Но за время, разделяющее Уоллеса и Плантингу, мы многое узнали об эволюции, и сегодня наш переусложненный мозг не представляет загадки для науки. Разумеется, утверждение о том, что человеческий мозг не был сформирован эволюцией для будущих нужд, верно. Это и правда невозможно в рамках натуралистической теории, и Плантинга тоже прав, когда говорит, что математика никак не повысила бы репродуктивную форму наших дописьменных предков. Но как только мозг достиг определенной степени сложности – а он должен быть достаточно сложным, чтобы овладеть языком и навыками жизни в группах охотников-собирателей, – он стал выполнять новые задачи, и эта способность никак не связана с эволюцией.
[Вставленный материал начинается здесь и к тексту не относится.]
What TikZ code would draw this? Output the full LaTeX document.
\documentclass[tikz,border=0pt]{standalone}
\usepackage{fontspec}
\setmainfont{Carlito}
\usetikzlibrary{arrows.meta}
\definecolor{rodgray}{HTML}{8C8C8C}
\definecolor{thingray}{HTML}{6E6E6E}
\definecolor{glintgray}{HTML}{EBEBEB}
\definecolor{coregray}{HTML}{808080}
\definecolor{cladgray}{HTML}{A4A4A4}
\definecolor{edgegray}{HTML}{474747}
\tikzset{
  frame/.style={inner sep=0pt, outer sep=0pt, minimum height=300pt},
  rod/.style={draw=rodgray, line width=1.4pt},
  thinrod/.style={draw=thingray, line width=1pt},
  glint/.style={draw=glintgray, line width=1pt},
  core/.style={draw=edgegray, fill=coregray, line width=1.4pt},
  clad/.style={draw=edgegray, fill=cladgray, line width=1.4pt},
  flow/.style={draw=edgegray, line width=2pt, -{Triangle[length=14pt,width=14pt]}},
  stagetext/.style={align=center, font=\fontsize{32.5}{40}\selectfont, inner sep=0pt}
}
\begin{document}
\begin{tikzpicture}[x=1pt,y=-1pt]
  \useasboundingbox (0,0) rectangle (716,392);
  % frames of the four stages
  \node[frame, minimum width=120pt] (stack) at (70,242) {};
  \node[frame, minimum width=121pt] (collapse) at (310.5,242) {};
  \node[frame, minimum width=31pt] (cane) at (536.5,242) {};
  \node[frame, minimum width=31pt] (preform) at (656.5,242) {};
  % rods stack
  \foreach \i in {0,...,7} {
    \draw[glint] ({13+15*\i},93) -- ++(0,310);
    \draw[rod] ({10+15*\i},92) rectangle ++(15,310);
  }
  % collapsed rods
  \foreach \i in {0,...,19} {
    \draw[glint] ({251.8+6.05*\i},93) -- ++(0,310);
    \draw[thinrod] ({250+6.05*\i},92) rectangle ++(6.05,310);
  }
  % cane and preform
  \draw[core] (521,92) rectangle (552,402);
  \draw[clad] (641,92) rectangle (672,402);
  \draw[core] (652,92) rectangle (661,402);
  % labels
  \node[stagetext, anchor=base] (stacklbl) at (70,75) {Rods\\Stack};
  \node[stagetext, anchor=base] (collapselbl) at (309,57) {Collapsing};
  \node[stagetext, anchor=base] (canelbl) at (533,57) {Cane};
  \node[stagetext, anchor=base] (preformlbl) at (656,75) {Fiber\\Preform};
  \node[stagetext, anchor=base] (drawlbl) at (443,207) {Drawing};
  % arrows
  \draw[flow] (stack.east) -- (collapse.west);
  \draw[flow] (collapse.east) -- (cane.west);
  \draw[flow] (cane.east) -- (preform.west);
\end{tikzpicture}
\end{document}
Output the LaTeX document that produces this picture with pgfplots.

Точно так же компьютер, созданный для выполнения определенных задач, может, когда его структура становится достаточно сложной, делать вещи, о которых его создатель даже не задумывался.
Чтобы вы не думали, что это всего лишь предвзятое суждение с моей стороны, имейте в виду, что подобные явления наблюдаются у многих животных. Вороны, к примеру, могут пользоваться разумом для решения сложных головоломок, придуманных людьми (конечно, успех должен вознаграждаться чем-нибудь вкусненьким). Попугаи умеют имитировать человеческую речь и даже оперные арии, а лирохвост – визг бензопилы и автомобильную сигнализацию. Эти таланты – побочный результат навыков, приобретенных для жизни в дикой природе. Вообще, видам часто приходится решать новые проблемы, никогда не встречавшиеся им прежде. Взять хотя бы знаменитых британских лазоревок, которые в 1920-е гг. научились открывать молочные бутылки, которые принято было оставлять на крыльце, и выпивать сверху сливки. Шимпанзе научились колоть орехи камнями, ловить термитов, опуская в гнезда пожеванные травинки, и набирать питьевую воду, делая для этого из пережеванных листьев губки.
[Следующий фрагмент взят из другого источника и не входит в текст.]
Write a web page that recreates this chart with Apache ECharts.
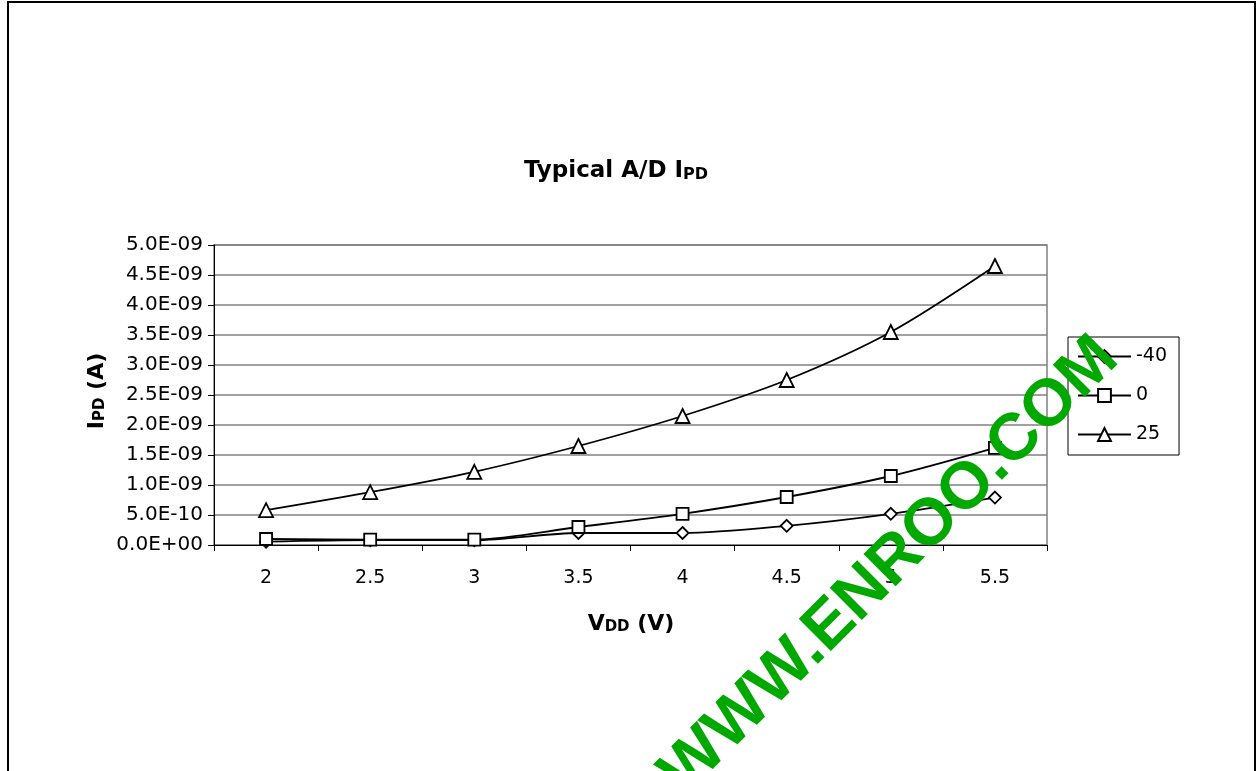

Ни один из описанных вариантов поведения не может быть непосредственным результатом естественного отбора; все они – побочный эффект развития других свойств мозга и тела, закрепившихся, вероятно, в его результате. Если считать человеческий мозг переусложненным, то из этого следует, что мозг других животных, включая и наших ближайших родичей, также переусложнен. И это проблема не для биологии, а для теистов, которые утверждают, что исключительно человеческий мозг был намеренно переусложнен Богом, – вероятно, для того, чтобы познать этого Бога и поклоняться ему.
Прежде чем мы оставим эту тему, стоит отметить, что наука – лучший способ подправить наши ложные представления: о том, что раскрученный мяч улетит по спирали, а солнце буквально встает и садится. Тщательная перепроверка и сомнение, пронизывающие науку, а также сложные инструменты, изобретенные для дополнения наших органов чувств, – все это средства, придуманные специально для проверки наших представлений о мире и определения, какие из них истинные, а какие – ложные.
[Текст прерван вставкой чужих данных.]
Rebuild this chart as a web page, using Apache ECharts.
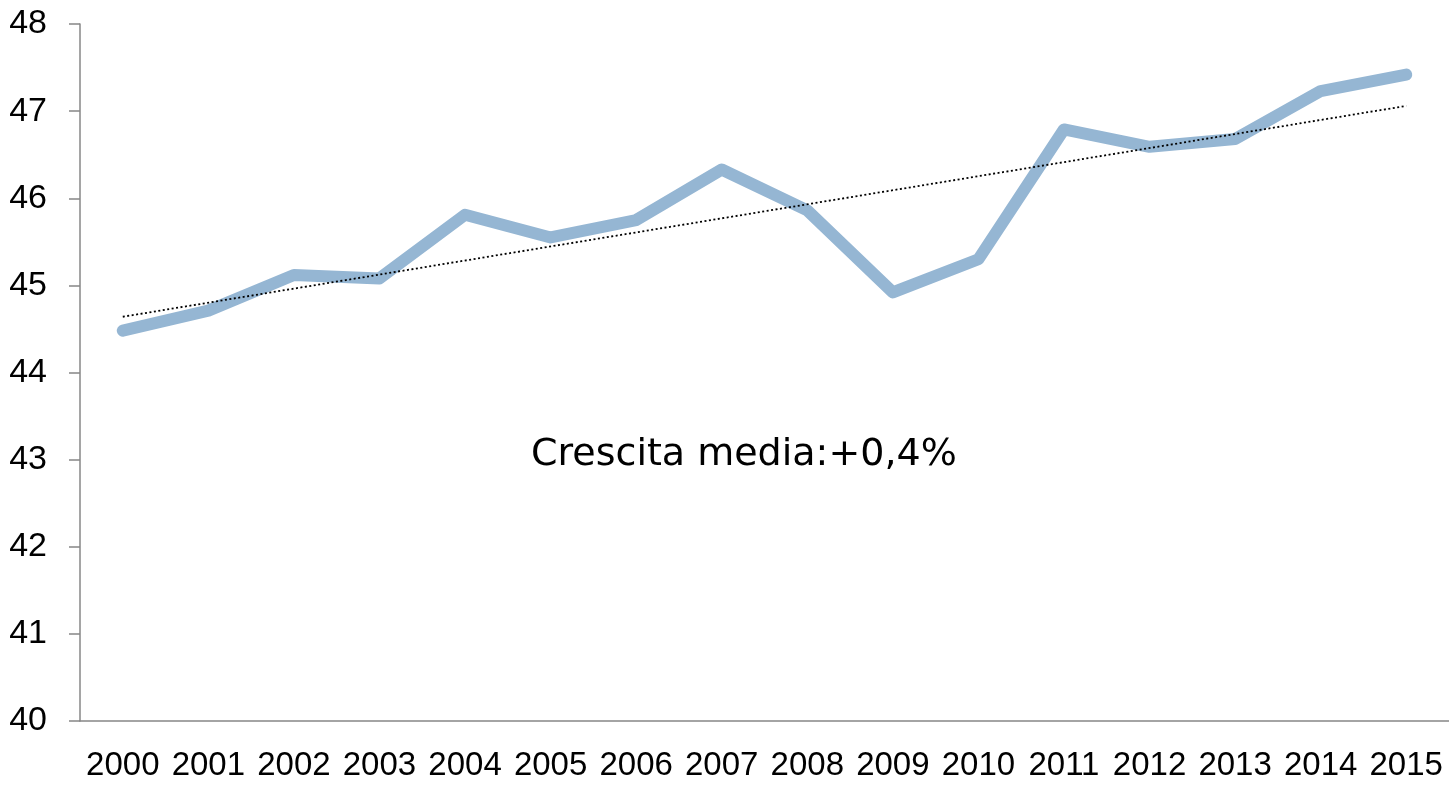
<!DOCTYPE html>
<html>
<head>
<meta charset="utf-8">
<script src="https://cdn.jsdelivr.net/npm/echarts@6/dist/echarts.min.js"></script>
<style>
  html, body { margin: 0; padding: 0; background: #fff; }
  #chart { width: 1449px; height: 785px; }
</style>
</head>
<body>
<div id="chart"></div>
<script>
// anni sull'asse x
const years = ['2000', '2001', '2002', '2003', '2004', '2005', '2006', '2007',
  '2008', '2009', '2010', '2011', '2012', '2013', '2014', '2015']
// valori della serie
const values = [44.48, 44.71, 45.12, 45.08, 45.81, 45.55, 45.75, 46.33,
  45.86, 44.92, 45.3, 46.79, 46.59, 46.68, 47.23, 47.42]
// linea di tendenza (solo estremi)
const trendStart = 44.64
const trendEnd = 47.06
const annotation = 'Crescita media:+0,4%'

const trend = years.map((y, i) => {
  if (i === 0) return trendStart
  if (i === years.length - 1) return trendEnd
  return null
})

const axisFont = "'Liberation Sans', Arial, sans-serif"

const myChart = echarts.init(document.getElementById('chart'))

const option = {
  animation: false,
  grid: { left: 80, right: 0, top: 24, bottom: 64 },
  xAxis: {
    type: 'category',
    data: years,
    boundaryGap: true,
    axisLine: { lineStyle: { color: '#878787', width: 1.5 } },
    axisTick: { length: 11, lineStyle: { color: '#878787', width: 1.5 } },
    axisLabel: { color: '#000', fontSize: 33, fontFamily: axisFont, margin: 28, interval: 0 }
  },
  yAxis: {
    type: 'value',
    min: 40,
    max: 48,
    interval: 1,
    splitLine: { show: false },
    axisLine: { show: true, lineStyle: { color: '#878787', width: 1.5 } },
    axisTick: { show: true, length: 11, lineStyle: { color: '#878787', width: 1.5 } },
    axisLabel: { color: '#000', fontSize: 34, fontFamily: axisFont, margin: 33 }
  },
  series: [
    {
      type: 'line',
      data: values,
      symbol: 'none',
      lineStyle: { color: '#95b6d3', width: 12, cap: 'round', join: 'round' },
      z: 2
    },
    {
      type: 'line',
      data: trend,
      connectNulls: true,
      symbol: 'none',
      lineStyle: { color: '#000', width: 1.8, type: [2, 2.5] },
      z: 3
    }
  ],
  graphic: [
    {
      type: 'text',
      left: 531,
      top: 436,
      style: {
        text: annotation,
        fill: '#000',
        font: "38px 'DejaVu Sans', sans-serif"
      }
    }
  ]
}

myChart.setOption(option)
</script>
</body>
</html>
Действительно ли наука – единственный «способ познания»?
Всякое знание, не являющееся непосредственно продуктом наблюдения или прямым следствием или результатом выводов, полученных из наблюдений, не имеет никакого значения и вполне призрачно.
Одна из самых распространенных претензий примиренцев и критиков «сциентизма» – излишне высокой, как утверждается, оценки роли естественных наук, о которой мы поговорим чуть позже, – заключается в том, что наука не обладает монополией на поиск и познание истины. Фрэнсис Коллинз в книге «Язык Бога. Ученый представляет доказательства в пользу веры» утверждает, что «наука – не единственный путь познания». В следующем предложении он дает собственный альтернативный вариант: «Духовное мировоззрение дает нам другой способ отыскания истины».
Но эти «иные способы познания», как их обычно называют, включают в себя не только духовность и религию. Среди других кандидатов на эту роль – гуманитарные и социальные науки, искусство, музыка, литература, философия и математика. Весь спектр «иных способов» превозносится не только адептами гуманитарных наук, защищающими свои владения, но и теистами, которые хотят использовать свои «способы познания» – веру, догму, откровение, Писание и авторитет – для подкрепления собственных утверждений о божественном.
Я попытаюсь доказать, что там, где эти дисциплины способны выдавать реальные знания, они делают это лишь в той степени, в какой их методы включают то, что я бы определил как «науку в широком понимании»: ту же комбинацию сомнения, здравого смысла и эмпирических экспериментов, которой пользуются и адепты естественных наук. Экономика, история и социология, к примеру, точно способны вырабатывать знания. Но религия не относится к этой категории, поскольку ее «способы познания» ничего не сообщают нам наверняка.